_Exercise description_
Where a line of the listing below includes the word "Output", reproduce that line.

_Data extract_
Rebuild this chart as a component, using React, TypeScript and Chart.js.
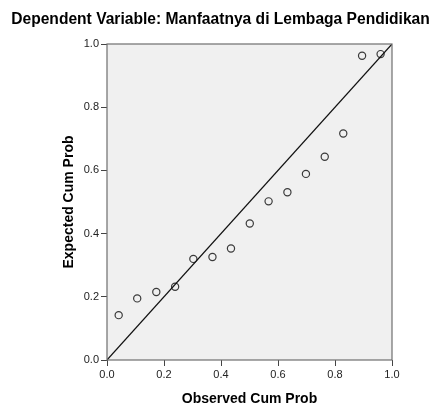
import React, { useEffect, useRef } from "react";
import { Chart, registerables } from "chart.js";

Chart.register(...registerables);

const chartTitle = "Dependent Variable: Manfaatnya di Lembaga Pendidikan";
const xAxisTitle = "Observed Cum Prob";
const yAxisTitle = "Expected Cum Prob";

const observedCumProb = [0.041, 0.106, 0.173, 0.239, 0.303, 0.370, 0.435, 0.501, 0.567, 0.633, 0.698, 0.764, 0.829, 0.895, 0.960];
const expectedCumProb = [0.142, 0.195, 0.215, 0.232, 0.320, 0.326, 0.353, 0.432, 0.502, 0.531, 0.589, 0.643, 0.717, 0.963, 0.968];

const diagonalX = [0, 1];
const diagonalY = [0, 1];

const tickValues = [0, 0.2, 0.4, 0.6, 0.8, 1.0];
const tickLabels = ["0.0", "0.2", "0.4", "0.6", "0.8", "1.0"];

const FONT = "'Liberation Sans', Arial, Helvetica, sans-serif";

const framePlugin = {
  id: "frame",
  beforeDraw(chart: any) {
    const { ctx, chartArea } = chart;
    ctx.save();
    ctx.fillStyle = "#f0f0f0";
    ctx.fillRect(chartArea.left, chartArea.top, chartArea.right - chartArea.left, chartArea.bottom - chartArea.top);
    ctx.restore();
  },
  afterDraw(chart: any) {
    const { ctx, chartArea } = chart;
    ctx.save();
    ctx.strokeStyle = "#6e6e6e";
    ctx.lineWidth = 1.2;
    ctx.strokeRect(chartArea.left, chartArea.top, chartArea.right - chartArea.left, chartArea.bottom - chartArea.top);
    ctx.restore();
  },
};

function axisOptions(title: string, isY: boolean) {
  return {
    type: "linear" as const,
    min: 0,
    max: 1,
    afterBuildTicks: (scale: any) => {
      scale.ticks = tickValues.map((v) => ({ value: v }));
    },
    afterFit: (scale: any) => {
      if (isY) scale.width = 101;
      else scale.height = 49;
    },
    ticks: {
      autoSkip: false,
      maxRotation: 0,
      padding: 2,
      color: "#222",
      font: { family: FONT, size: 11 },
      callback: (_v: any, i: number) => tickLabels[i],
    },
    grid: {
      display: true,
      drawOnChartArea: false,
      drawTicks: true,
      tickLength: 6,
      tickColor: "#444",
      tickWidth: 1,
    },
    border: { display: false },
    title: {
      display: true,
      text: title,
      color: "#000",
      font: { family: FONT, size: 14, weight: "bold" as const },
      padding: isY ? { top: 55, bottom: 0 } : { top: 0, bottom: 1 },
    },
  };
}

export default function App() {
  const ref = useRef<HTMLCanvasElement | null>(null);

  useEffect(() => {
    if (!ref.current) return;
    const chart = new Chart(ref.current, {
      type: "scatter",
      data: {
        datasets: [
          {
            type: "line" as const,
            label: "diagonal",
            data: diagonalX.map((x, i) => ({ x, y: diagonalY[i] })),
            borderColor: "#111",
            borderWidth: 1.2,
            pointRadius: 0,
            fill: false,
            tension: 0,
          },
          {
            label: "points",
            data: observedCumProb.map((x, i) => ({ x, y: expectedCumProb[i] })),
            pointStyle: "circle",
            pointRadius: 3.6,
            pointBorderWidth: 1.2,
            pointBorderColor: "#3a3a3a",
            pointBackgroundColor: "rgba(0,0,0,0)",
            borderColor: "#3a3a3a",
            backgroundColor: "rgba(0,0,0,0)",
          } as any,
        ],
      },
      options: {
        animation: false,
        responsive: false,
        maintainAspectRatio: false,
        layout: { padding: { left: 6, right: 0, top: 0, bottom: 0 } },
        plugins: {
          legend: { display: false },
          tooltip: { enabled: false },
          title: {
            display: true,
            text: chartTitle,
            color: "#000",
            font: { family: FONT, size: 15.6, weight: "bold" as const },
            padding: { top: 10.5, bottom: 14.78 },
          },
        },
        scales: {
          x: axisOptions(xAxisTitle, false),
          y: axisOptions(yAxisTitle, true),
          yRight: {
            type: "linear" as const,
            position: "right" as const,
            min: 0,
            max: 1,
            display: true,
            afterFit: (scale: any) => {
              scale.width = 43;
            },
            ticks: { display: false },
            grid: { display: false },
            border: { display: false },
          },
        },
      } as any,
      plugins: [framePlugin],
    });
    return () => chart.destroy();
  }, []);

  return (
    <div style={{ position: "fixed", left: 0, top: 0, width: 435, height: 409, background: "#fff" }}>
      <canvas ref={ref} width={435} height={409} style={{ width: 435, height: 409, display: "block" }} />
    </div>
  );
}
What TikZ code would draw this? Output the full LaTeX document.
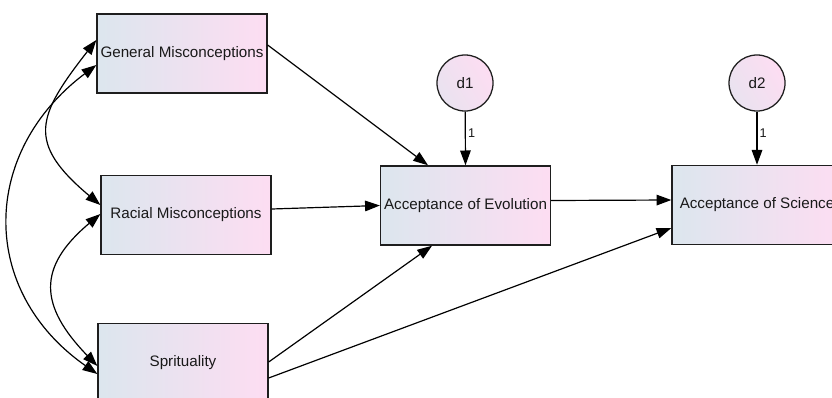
* * *
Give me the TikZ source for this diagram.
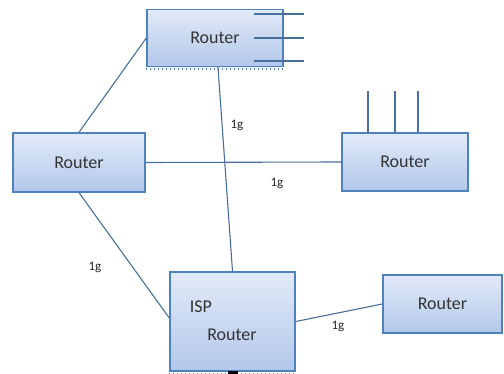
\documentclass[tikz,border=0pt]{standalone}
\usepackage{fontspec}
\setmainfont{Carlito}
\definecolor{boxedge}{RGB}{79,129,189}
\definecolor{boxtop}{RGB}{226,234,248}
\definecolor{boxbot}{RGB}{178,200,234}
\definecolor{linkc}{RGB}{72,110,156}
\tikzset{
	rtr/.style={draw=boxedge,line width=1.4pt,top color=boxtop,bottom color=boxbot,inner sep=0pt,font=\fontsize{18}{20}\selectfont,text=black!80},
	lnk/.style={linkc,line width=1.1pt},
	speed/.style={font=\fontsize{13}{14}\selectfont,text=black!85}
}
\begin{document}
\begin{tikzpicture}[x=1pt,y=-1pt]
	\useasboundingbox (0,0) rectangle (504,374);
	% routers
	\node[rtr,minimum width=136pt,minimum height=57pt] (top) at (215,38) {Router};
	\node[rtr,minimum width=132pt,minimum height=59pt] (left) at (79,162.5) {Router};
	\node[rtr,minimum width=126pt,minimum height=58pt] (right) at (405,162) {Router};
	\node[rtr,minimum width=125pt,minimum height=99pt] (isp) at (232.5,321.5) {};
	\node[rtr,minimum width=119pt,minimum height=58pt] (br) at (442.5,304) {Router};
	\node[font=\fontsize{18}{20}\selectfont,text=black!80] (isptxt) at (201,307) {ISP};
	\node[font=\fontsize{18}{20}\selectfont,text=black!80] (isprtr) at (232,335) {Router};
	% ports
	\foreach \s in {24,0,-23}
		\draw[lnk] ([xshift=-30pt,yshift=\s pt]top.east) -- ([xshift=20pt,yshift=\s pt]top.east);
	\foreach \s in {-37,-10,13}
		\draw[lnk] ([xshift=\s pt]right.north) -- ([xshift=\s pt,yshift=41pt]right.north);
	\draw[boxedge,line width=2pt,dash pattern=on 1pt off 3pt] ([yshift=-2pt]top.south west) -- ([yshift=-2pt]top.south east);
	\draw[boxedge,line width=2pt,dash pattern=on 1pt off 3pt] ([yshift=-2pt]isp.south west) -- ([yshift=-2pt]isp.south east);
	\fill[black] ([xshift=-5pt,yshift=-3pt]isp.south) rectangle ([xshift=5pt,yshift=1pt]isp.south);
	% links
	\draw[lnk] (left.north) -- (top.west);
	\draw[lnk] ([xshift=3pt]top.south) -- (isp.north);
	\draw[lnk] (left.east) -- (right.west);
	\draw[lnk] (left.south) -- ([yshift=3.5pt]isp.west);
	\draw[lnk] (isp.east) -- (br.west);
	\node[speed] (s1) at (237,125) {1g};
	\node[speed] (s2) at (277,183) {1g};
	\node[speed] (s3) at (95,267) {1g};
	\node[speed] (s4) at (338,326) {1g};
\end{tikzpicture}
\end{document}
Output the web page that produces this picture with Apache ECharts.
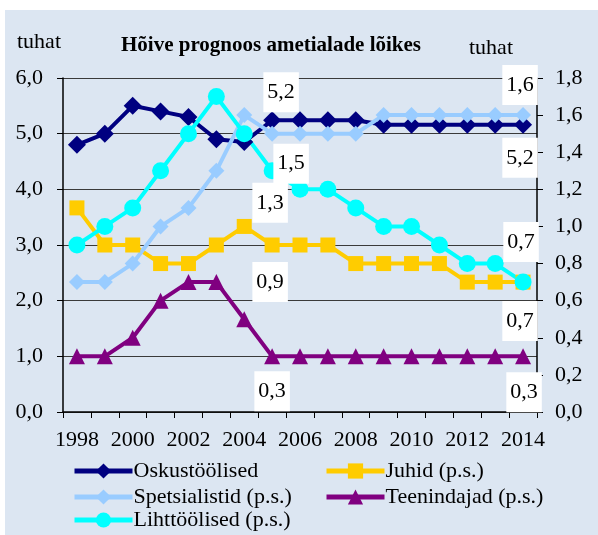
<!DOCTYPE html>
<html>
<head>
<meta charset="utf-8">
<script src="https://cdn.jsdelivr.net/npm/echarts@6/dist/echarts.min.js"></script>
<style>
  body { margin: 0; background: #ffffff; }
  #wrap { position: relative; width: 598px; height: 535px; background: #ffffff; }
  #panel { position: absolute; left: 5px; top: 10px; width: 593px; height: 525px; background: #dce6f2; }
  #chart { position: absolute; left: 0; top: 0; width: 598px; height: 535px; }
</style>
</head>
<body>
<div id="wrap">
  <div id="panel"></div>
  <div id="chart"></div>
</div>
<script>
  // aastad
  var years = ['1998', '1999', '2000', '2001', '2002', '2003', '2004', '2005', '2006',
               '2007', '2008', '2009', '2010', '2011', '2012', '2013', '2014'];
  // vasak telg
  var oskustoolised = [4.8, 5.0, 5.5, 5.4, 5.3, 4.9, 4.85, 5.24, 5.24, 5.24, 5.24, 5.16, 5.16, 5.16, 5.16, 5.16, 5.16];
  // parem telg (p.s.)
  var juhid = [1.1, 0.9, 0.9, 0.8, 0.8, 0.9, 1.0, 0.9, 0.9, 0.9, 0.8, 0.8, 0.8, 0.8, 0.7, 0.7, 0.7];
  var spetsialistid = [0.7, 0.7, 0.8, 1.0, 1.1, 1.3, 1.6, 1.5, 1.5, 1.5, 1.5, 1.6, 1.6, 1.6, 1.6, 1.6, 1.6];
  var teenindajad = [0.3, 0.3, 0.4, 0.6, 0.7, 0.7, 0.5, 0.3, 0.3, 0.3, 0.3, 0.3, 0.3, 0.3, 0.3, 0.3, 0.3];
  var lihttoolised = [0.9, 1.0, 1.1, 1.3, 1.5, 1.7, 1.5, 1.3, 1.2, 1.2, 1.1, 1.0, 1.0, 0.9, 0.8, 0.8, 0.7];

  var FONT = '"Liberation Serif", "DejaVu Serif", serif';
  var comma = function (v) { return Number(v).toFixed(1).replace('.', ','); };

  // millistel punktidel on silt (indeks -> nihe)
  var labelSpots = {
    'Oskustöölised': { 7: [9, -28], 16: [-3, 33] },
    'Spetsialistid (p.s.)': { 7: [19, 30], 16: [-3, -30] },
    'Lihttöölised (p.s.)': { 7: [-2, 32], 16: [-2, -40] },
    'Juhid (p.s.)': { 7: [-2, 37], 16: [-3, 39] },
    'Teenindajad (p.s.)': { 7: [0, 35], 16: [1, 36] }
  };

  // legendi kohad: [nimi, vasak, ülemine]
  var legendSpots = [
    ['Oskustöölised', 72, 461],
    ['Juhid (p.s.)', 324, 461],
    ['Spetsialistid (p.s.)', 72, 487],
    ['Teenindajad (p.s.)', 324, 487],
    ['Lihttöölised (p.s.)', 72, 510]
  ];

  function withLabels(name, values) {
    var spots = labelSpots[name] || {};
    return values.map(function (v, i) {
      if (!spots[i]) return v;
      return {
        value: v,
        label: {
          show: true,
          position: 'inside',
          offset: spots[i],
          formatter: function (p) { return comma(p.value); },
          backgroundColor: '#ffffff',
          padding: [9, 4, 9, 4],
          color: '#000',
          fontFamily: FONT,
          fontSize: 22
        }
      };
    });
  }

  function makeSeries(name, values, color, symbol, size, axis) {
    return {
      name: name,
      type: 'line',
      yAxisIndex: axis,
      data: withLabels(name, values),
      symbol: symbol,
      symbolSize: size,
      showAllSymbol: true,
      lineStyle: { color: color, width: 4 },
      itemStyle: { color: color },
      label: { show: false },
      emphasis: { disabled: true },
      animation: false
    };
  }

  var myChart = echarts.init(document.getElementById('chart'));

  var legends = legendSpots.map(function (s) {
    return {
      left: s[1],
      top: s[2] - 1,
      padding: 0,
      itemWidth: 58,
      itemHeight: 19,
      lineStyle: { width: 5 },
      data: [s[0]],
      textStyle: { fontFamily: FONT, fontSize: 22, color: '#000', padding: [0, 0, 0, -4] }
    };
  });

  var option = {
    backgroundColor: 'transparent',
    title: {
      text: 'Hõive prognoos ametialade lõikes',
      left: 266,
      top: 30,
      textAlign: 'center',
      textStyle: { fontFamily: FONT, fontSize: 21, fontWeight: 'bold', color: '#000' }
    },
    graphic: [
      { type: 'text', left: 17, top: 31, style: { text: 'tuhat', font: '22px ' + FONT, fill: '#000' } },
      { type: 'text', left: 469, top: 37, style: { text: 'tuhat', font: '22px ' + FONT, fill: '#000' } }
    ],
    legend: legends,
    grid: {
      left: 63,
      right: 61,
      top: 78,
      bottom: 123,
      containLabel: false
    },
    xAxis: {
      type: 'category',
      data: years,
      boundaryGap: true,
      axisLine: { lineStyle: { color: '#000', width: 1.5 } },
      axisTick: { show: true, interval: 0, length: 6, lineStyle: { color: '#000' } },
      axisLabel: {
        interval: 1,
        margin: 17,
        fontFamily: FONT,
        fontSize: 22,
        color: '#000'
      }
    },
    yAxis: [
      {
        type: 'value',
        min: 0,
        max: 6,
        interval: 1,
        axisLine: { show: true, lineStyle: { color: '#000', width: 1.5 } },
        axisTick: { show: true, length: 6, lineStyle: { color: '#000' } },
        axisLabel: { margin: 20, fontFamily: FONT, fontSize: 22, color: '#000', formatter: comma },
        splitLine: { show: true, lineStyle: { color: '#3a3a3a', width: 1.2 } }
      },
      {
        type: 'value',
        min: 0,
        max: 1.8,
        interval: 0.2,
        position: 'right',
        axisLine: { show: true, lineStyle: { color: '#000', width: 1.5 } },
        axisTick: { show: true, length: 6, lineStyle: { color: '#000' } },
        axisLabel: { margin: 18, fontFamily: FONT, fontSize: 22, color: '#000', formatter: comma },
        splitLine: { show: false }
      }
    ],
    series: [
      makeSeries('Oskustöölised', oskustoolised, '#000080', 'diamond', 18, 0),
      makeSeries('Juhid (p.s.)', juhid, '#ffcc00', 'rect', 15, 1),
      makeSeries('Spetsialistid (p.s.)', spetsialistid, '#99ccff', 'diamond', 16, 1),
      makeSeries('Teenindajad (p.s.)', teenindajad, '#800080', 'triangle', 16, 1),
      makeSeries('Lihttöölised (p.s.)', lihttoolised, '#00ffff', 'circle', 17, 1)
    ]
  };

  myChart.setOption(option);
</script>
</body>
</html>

_Worked answer_
What TikZ code would draw this? Output the full LaTeX document.
Output the web page that produces this picture with Apache ECharts.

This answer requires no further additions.